Daha önce Ekrem Dumanlı’nın tasfiye listesi üzerine yazdığım yazıda
ele aldığım bir takım örnekleri de ‘önyargıları kırma’
çerçevesinde yinelemek gerek. Kemal Kılıçdaroğlu’nu “Dersim
isyanıyla meşhur Tunceli’de doğan” diye tanıtmak, Kılıçdaroğlu’na
övgü için yergi için mi kullanılmış bilemedim ama bir insanı
doğduğu şehirde kendisinin alakası olmayan bir isyanla anmanın
önyargıyla bir ilgisi vardır diye düşünüyorum. Yine Zaman yazarı
Mümtaz’er Türköne’nin Alevileri bir çırpıda darbeci ilan edip,
azınlık oldukları için aşağılaması da ön yargı çerçevesinde
değerlendirilebilir. Zaman yazarı Hekimoğlu İsmail’in
“İslamiyet’ten uzaklaşan, insanlıktan uzaklaşır; Darwin’in de
dediği gibi, maymun çocuklarına döner!” ifadeleri de İslamiyetten
uzaklaşmaya niyetli olan ya da uzaklaşmışları nasıl gördüğüne
dolayısıyla koskocaman bir önyargıya delalet. Öte yandan Zaman
gazetesinin sendika ve emekçi haberlerine yaklaşımını da az çok
biliyoruz. Ne zaman bir emekçi eylemi olsa ‘vandallık’ diyecekleri
bir şey buluyor, eylemden ziyade ‘nasıl manipüle edebiliriz’e
odaklanıyorlar. Emekçilere karşı ayrı bir yazı konusu olarak ele
alınacak kadar çok önyargıları var. Onları sonra ele
alırız.
Evet reklamda abartının yeri vardır. Reklam gazetecilik gibi katı
gerçeklerle hareket etmez. Ama düz vitesli arabayı, otomatik vites
diye tanıtırsanız tüketici bunun hesabını sorar. Gazete biraz daha
soyut kavramlar üzerinden hareket ettiği için sınırları bu kadar
katı çizemiyorsunuz, ama yine de reklamıyla Zaman gazetesi arasında
büyük bir çelişki var. Yukarıda sıraladığımız önyargılara sahip bir
gazetenin diğer gazetelere ve topluma ‘önyargılarınızı kırın’
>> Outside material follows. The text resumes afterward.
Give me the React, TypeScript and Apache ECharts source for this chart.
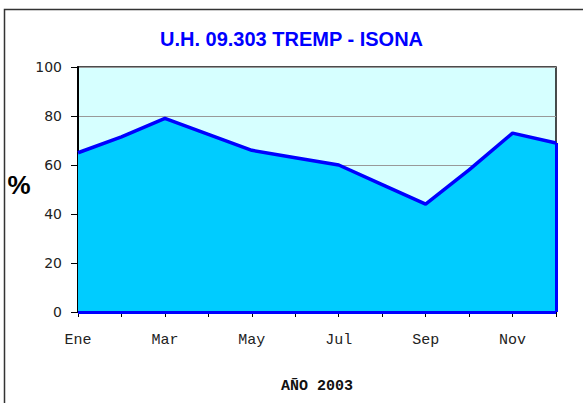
import React, { useEffect, useRef } from "react";
import * as echarts from "echarts";

const months = ["Ene", "Feb", "Mar", "Abr", "May", "Jun", "Jul", "Ago", "Sep", "Oct", "Nov", "Dic"];
const values = [65, 71.5, 79, 72.5, 66, 63, 60, 52, 44, 58, 73, 69];
const title = "U.H. 09.303 TREMP - ISONA";
const xName = "AÑO 2003";
const yName = "%";

export default function App() {
  const ref = useRef<HTMLDivElement>(null);
  useEffect(() => {
    document.body.style.margin = "0";
    const chart = echarts.init(ref.current!, null, { renderer: "svg" });
    const last = months.length - 1;
    chart.setOption({
      animation: false,
      backgroundColor: "#ffffff",
      title: {
        text: title,
        left: "center",
        top: 24,
        textStyle: { fontFamily: "Liberation Sans", fontWeight: "bold", fontSize: 20, color: "#0000FF" },
      },
      graphic: [
        {
          type: "rect",
          shape: { x: 4.5, y: 9.5, width: 640, height: 440 },
          style: { fill: "none", stroke: "#333", lineWidth: 1.5 },
          silent: true,
          z: -1,
        },
        {
          type: "text",
          x: 19,
          y: 185,
          style: {
            text: yName,
            fontFamily: "Liberation Sans",
            fontWeight: "bold",
            fontSize: 26,
            fill: "#000",
            align: "center",
            verticalAlign: "middle",
          },
          silent: true,
        },
      ],
      grid: {
        left: 78,
        right: 27,
        top: 67,
        bottom: 91,
        show: true,
        backgroundColor: "#D6FFFF",
        borderColor: "#111",
        borderWidth: 1.5,
      },
      xAxis: {
        type: "category",
        data: months,
        boundaryGap: false,
        name: xName,
        nameLocation: "middle",
        nameGap: 67,
        nameTextStyle: { fontFamily: "Liberation Mono", fontWeight: "bold", fontSize: 15, color: "#111" },
        axisLine: { lineStyle: { color: "#000", width: 2 } },
        axisTick: { show: true, length: 5, interval: 0, lineStyle: { color: "#000" } },
        axisLabel: {
          interval: 1,
          margin: 21,
          fontFamily: "Liberation Mono",
          fontSize: 15,
          color: "#222",
        },
        splitLine: { show: false },
      },
      yAxis: {
        type: "value",
        min: 0,
        max: 100,
        interval: 20,
        axisLine: { show: true, lineStyle: { color: "#000", width: 2 } },
        axisTick: { show: true, length: 7, lineStyle: { color: "#000" } },
        axisLabel: { margin: 16, fontFamily: "DejaVu Sans", fontSize: 14, color: "#222" },
        splitLine: { show: true, lineStyle: { color: "#999", width: 1 } },
      },
      series: [
        {
          type: "line",
          data: values,
          symbol: "none",
          lineStyle: { color: "#0000FF", width: 3.5 },
          areaStyle: { color: "#00CCFF", opacity: 1 },
          z: 3,
          markLine: {
            silent: true,
            symbol: "none",
            label: { show: false },
            lineStyle: { color: "#0000FF", width: 3, type: "solid" },
            data: [
              [{ coord: [months[last], 0] }, { coord: [months[last], values[last]] }],
              [{ coord: [months[0], 0] }, { coord: [months[last], 0] }],
            ],
          },
        },
      ],
    });
    return () => chart.dispose();
  }, []);
  return <div ref={ref} style={{ width: 583, height: 403 }} />;
}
demesi abes. Eyvallah, reklam iyi. Görüntüler güzel. Mesaj harika.
Ancak reklamcılığın ‘iyi reklam, kötü ürünü batırır’ ilkesini de
unutmayalım veya çocukça bir iyimserlikle Zaman gazetesinin ‘iyi’
olmak için önyargılarını kıracağını umalım.